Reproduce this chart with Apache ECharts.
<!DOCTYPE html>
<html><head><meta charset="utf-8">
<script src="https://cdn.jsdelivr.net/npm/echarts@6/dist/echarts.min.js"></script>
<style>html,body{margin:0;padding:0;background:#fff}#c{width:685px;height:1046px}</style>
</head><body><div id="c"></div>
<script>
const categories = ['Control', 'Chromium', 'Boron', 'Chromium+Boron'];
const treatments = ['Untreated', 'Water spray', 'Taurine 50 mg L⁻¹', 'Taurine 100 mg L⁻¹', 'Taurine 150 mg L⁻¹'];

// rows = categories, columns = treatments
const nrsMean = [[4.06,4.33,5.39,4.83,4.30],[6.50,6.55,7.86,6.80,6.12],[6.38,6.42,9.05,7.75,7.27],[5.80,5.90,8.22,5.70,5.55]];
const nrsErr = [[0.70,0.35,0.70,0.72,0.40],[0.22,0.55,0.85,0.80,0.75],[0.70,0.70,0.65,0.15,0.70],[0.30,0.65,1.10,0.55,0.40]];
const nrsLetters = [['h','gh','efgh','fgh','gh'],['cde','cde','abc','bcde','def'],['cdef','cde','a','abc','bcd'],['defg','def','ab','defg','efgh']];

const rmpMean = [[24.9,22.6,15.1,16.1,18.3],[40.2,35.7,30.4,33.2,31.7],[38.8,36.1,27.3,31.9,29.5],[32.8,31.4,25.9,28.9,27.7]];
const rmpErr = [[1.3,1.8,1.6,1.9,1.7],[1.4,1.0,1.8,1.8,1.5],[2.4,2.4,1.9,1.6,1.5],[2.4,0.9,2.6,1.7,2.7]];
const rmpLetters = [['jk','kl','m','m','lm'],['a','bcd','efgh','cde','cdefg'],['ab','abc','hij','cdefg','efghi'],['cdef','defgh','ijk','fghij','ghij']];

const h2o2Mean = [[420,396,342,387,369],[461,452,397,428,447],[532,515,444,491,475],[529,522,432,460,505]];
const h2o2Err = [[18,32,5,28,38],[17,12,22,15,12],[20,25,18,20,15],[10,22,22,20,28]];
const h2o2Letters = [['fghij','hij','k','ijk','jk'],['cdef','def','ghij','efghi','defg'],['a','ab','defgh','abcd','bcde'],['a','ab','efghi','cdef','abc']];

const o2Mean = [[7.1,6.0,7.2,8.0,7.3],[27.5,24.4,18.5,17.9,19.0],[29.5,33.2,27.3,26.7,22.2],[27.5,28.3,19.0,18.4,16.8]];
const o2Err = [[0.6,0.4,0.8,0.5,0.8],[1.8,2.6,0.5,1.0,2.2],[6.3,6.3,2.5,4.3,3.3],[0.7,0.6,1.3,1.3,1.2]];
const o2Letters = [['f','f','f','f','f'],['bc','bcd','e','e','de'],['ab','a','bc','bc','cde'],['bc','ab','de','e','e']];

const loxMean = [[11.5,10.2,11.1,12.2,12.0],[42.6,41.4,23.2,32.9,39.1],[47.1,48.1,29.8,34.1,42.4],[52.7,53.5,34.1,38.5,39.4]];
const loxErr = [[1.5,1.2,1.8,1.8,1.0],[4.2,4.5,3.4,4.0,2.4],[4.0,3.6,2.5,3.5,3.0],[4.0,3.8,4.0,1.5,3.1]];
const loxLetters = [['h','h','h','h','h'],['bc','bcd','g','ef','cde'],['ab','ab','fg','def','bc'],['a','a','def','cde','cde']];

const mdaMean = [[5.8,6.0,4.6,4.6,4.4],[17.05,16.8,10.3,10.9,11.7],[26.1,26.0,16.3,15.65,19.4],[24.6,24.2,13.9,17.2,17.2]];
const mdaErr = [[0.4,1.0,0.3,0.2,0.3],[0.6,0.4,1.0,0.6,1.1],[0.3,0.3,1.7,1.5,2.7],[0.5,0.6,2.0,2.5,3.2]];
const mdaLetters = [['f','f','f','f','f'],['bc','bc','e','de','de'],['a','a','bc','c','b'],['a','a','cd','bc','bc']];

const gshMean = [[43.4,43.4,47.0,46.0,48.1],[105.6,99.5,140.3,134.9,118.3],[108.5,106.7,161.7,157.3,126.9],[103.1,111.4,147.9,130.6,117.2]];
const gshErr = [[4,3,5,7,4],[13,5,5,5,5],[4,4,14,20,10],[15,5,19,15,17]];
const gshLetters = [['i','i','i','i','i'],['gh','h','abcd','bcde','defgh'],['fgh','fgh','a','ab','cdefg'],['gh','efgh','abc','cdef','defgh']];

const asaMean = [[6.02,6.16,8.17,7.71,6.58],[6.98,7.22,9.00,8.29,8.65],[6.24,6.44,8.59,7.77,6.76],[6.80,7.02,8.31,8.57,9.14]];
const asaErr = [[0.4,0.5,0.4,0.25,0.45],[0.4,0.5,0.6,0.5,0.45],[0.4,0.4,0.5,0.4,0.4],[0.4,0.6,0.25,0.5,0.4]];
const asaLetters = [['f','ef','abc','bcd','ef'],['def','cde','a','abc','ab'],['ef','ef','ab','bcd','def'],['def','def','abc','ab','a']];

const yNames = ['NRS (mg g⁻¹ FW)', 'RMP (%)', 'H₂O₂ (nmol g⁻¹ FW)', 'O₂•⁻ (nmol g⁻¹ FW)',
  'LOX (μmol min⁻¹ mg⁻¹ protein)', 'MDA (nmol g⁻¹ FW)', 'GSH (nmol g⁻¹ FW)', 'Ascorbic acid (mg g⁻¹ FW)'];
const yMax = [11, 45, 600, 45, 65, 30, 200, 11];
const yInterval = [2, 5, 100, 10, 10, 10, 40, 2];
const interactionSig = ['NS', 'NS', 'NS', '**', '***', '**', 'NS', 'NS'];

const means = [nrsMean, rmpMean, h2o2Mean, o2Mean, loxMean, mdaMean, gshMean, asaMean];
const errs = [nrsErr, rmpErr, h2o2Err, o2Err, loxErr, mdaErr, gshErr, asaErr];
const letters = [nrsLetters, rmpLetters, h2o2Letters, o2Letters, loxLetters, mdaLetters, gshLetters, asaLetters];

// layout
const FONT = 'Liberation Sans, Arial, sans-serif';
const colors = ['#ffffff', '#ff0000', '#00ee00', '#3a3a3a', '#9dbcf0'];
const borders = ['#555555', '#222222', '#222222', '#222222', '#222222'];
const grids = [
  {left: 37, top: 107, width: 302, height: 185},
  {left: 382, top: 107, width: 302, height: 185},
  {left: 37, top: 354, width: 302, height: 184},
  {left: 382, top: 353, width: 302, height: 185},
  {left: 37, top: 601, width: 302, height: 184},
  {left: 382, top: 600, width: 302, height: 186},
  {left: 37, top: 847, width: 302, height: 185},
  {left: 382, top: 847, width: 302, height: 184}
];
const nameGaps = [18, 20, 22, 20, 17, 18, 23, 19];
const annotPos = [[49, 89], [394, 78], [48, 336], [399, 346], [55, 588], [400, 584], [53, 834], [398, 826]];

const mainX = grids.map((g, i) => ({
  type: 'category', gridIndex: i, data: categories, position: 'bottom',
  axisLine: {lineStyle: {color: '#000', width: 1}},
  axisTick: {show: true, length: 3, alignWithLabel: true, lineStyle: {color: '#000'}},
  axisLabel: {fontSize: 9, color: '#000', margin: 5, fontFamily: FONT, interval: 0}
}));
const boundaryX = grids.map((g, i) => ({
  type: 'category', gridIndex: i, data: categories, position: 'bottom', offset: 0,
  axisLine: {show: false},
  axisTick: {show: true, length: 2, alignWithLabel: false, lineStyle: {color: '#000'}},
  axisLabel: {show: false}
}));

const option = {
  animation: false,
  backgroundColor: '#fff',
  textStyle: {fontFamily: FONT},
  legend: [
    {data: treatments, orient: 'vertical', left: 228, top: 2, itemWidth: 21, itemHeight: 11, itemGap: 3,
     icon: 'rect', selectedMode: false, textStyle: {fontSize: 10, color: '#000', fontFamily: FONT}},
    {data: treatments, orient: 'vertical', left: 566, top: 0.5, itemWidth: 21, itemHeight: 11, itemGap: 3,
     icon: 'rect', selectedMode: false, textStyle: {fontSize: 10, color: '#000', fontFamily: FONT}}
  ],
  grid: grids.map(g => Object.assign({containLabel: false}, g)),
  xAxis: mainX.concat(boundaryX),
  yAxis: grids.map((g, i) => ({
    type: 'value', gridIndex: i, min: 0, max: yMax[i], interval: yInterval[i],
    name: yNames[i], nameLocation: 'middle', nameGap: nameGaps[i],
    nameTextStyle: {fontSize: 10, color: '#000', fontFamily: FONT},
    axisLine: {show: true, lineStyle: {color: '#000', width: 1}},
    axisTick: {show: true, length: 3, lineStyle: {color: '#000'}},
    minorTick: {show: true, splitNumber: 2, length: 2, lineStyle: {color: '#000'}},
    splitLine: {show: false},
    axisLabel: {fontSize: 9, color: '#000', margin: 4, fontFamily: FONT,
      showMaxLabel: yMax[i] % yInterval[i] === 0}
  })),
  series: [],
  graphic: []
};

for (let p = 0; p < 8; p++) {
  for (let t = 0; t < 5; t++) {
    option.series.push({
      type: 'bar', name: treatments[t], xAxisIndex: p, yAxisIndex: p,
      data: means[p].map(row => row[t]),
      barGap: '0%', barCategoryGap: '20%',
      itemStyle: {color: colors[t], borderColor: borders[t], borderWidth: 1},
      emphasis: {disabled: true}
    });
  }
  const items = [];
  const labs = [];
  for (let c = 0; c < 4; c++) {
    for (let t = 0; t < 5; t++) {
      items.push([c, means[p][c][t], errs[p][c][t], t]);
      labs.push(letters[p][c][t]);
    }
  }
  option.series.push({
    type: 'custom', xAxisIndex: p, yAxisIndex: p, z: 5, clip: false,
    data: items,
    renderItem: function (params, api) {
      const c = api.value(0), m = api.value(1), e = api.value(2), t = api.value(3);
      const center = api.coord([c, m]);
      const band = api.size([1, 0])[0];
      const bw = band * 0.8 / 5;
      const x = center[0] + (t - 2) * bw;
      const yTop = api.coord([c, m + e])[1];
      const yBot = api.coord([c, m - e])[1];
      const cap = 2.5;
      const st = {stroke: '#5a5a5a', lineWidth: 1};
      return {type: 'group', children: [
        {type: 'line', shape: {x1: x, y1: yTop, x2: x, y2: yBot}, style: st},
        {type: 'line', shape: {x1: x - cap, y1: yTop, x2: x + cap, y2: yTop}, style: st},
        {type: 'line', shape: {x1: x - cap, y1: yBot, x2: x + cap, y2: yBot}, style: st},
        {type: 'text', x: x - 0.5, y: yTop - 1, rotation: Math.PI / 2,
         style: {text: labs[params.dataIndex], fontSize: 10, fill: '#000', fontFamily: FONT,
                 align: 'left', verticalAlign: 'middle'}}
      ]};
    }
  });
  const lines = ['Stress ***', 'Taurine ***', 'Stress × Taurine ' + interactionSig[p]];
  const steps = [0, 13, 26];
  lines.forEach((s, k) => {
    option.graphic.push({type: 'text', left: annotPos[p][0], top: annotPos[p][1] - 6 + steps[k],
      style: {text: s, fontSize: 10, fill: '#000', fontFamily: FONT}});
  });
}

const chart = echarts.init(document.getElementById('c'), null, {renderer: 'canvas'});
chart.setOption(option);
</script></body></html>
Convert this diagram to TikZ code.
· · · · · · ·
Take the entries above and copy them exactly from the first line through the line with "const treatments = ['Untreated', 'Water"; leave out every line after it.

Reproduce this chart with Apache ECharts.
<!DOCTYPE html>
<html><head><meta charset="utf-8">
<script src="https://cdn.jsdelivr.net/npm/echarts@6/dist/echarts.min.js"></script>
<style>html,body{margin:0;padding:0;background:#fff}#c{width:685px;height:1046px}</style>
</head><body><div id="c"></div>
<script>
const categories = ['Control', 'Chromium', 'Boron', 'Chromium+Boron'];
const treatments = ['Untreated', 'Water spray', 'Taurine 50 mg L⁻¹', 'Taurine 100 mg L⁻¹', 'Taurine 150 mg L⁻¹'];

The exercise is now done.